## TASK INSTRUCTIONS:
Give the data below again exactly as written, without its pictures.

## DATA LINES:
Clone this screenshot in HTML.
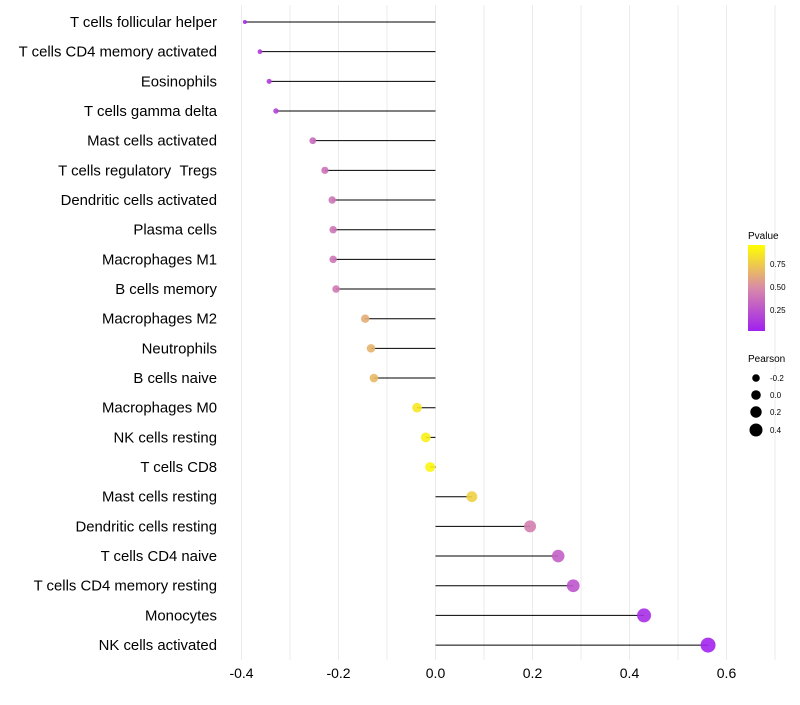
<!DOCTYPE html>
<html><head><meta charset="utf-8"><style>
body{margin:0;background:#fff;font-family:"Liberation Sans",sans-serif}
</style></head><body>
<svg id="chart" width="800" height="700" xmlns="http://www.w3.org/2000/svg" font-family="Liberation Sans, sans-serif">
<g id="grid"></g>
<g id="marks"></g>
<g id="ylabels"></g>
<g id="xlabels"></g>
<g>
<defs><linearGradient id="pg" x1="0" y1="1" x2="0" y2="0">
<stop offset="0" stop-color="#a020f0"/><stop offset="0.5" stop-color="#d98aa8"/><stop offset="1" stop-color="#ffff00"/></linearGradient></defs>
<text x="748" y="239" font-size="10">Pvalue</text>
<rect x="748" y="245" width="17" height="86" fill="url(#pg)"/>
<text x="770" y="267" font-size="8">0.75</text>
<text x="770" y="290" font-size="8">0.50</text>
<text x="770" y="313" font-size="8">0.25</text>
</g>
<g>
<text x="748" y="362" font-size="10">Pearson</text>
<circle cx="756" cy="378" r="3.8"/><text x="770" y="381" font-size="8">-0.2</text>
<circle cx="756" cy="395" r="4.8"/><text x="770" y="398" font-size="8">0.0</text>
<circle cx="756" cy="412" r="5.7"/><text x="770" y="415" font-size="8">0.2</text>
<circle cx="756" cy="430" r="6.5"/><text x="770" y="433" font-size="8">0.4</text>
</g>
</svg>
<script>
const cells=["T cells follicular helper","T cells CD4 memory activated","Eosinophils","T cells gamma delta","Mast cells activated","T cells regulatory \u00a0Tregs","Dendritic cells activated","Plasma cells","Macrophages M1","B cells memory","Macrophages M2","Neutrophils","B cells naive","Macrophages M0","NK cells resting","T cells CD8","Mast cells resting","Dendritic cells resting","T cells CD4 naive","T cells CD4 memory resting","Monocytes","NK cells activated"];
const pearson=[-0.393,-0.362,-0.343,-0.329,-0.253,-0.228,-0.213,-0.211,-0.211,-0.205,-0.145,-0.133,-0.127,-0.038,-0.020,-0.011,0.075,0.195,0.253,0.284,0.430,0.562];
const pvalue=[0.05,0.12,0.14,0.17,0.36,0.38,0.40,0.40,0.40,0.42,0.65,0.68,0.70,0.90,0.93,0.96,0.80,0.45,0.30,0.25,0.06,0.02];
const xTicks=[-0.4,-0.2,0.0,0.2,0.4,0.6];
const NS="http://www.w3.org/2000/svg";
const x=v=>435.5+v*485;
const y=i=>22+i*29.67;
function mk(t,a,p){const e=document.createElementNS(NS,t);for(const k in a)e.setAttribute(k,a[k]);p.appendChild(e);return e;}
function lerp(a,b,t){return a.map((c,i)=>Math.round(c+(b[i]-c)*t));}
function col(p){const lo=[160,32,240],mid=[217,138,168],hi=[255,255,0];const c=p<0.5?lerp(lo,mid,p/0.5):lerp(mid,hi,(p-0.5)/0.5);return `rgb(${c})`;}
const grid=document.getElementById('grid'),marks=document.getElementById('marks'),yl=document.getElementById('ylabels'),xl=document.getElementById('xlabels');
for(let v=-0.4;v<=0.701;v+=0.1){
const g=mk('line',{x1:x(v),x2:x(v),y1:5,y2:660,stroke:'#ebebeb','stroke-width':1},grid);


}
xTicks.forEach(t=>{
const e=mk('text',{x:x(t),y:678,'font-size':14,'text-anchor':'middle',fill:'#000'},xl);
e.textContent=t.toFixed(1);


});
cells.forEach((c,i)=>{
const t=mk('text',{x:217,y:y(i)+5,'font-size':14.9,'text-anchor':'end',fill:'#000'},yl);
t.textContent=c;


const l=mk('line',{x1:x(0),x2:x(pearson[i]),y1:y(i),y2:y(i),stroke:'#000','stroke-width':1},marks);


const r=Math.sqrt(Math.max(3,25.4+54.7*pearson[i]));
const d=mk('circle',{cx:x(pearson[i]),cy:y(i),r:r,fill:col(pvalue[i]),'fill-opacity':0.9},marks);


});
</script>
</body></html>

## EXERCISE ANSWER:
Clone this screenshot in HTML.
<!DOCTYPE html>
<html><head><meta charset="utf-8"><style>
body{margin:0;background:#fff;font-family:"Liberation Sans",sans-serif}
</style></head><body>
<svg id="chart" width="800" height="700" xmlns="http://www.w3.org/2000/svg" font-family="Liberation Sans, sans-serif">
<g id="grid"></g>
<g id="marks"></g>
<g id="ylabels"></g>
<g id="xlabels"></g>
<g>
<defs><linearGradient id="pg" x1="0" y1="1" x2="0" y2="0">
<stop offset="0" stop-color="#a020f0"/><stop offset="0.5" stop-color="#d98aa8"/><stop offset="1" stop-color="#ffff00"/></linearGradient></defs>
<text x="748" y="239" font-size="10">Pvalue</text>
<rect x="748" y="245" width="17" height="86" fill="url(#pg)"/>
<text x="770" y="267" font-size="8">0.75</text>
<text x="770" y="290" font-size="8">0.50</text>
<text x="770" y="313" font-size="8">0.25</text>
</g>
<g>
<text x="748" y="362" font-size="10">Pearson</text>
<circle cx="756" cy="378" r="3.8"/><text x="770" y="381" font-size="8">-0.2</text>
<circle cx="756" cy="395" r="4.8"/><text x="770" y="398" font-size="8">0.0</text>
<circle cx="756" cy="412" r="5.7"/><text x="770" y="415" font-size="8">0.2</text>
<circle cx="756" cy="430" r="6.5"/><text x="770" y="433" font-size="8">0.4</text>
</g>
</svg>
<script>
const cells=["T cells follicular helper","T cells CD4 memory activated","Eosinophils","T cells gamma delta","Mast cells activated","T cells regulatory \u00a0Tregs","Dendritic cells activated","Plasma cells","Macrophages M1","B cells memory","Macrophages M2","Neutrophils","B cells naive","Macrophages M0","NK cells resting","T cells CD8","Mast cells resting","Dendritic cells resting","T cells CD4 naive","T cells CD4 memory resting","Monocytes","NK cells activated"];
const pearson=[-0.393,-0.362,-0.343,-0.329,-0.253,-0.228,-0.213,-0.211,-0.211,-0.205,-0.145,-0.133,-0.127,-0.038,-0.020,-0.011,0.075,0.195,0.253,0.284,0.430,0.562];
const pvalue=[0.05,0.12,0.14,0.17,0.36,0.38,0.40,0.40,0.40,0.42,0.65,0.68,0.70,0.90,0.93,0.96,0.80,0.45,0.30,0.25,0.06,0.02];
const xTicks=[-0.4,-0.2,0.0,0.2,0.4,0.6];
const NS="http://www.w3.org/2000/svg";
const x=v=>435.5+v*485;
const y=i=>22+i*29.67;
function mk(t,a,p){const e=document.createElementNS(NS,t);for(const k in a)e.setAttribute(k,a[k]);p.appendChild(e);return e;}
function lerp(a,b,t){return a.map((c,i)=>Math.round(c+(b[i]-c)*t));}
function col(p){const lo=[160,32,240],mid=[217,138,168],hi=[255,255,0];const c=p<0.5?lerp(lo,mid,p/0.5):lerp(mid,hi,(p-0.5)/0.5);return `rgb(${c})`;}
const grid=document.getElementById('grid'),marks=document.getElementById('marks'),yl=document.getElementById('ylabels'),xl=document.getElementById('xlabels');
for(let v=-0.4;v<=0.701;v+=0.1){
const g=mk('line',{x1:x(v),x2:x(v),y1:5,y2:660,stroke:'#ebebeb','stroke-width':1},grid);


}
xTicks.forEach(t=>{
const e=mk('text',{x:x(t),y:678,'font-size':14,'text-anchor':'middle',fill:'#000'},xl);
e.textContent=t.toFixed(1);


});
cells.forEach((c,i)=>{
const t=mk('text',{x:217,y:y(i)+5,'font-size':14.9,'text-anchor':'end',fill:'#000'},yl);
t.textContent=c;


const l=mk('line',{x1:x(0),x2:x(pearson[i]),y1:y(i),y2:y(i),stroke:'#000','stroke-width':1},marks);


const r=Math.sqrt(Math.max(3,25.4+54.7*pearson[i]));
const d=mk('circle',{cx:x(pearson[i]),cy:y(i),r:r,fill:col(pvalue[i]),'fill-opacity':0.9},marks);


});
</script>
</body></html>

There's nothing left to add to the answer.